6. We must reclaim our collective power. When the state invests its greatest resources to contain the threat of mass mobilization, we must already be organized in those spaces and those communities. We must be one step ahead, ready to capture the momentum of the next rebellion and catapult it into a full-blown mass movement. (Red Deal)


Culture

1. We demand a just transition that prioritizes the most vulnerable people and indigenous sovereignty; establishes reparations and remediation led by and for Black people, Indigenous people, people of color and poor communities for years of environmental injustice, establishes legal rights for ecosystems to thrive and regenerate in perpetuity, and repairs the effects of ongoing ecocide to prevent extinction of human and all species, in order to maintain a livable, just planet for all. (XR US Demands)

2. The conditions and culture that create a crisis cannot solve it.

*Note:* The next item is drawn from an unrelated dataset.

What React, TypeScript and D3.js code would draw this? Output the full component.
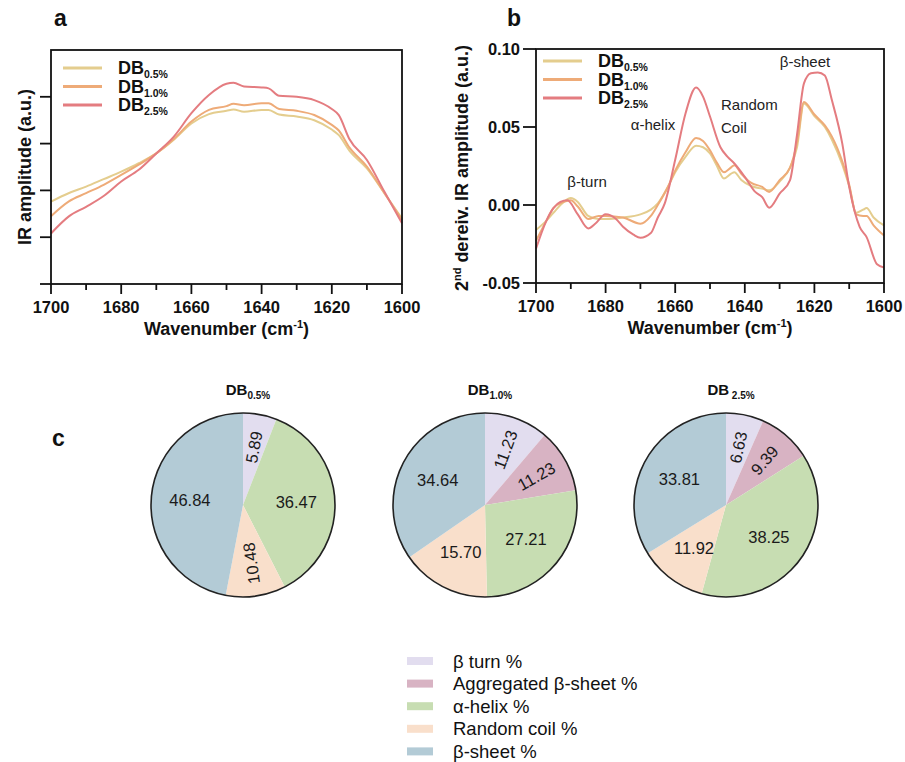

It is imperative that we examine all of the dimensions of white supremacy and its colonizing traditions and eradicate their malignant ideologies from our culture. (Red Deal)

3. To liberate the soil and to liberate our souls we must decolonize our imaginations, remember our way forward and divorce ourselves from the comforts of empire. We must trust that deep in our cultures and ancestries is the diverse wisdom we need to navigate our way towards a world where we live in just relationships with each other and with the earth. (Just Transition)


If you have read this far, yes, it’s a lot, and some of the things seem impossible. We think we need to start doing everything we can to stop the ever-growing increases in greenhouse gas emissions to avert a climate catastrophe. This is not the time for reformist and half measures. That ship sailed 30 years ago. We need to transform our economy, our culture, our way of life if we have any hope of leaving a livable planet to our grandchildren.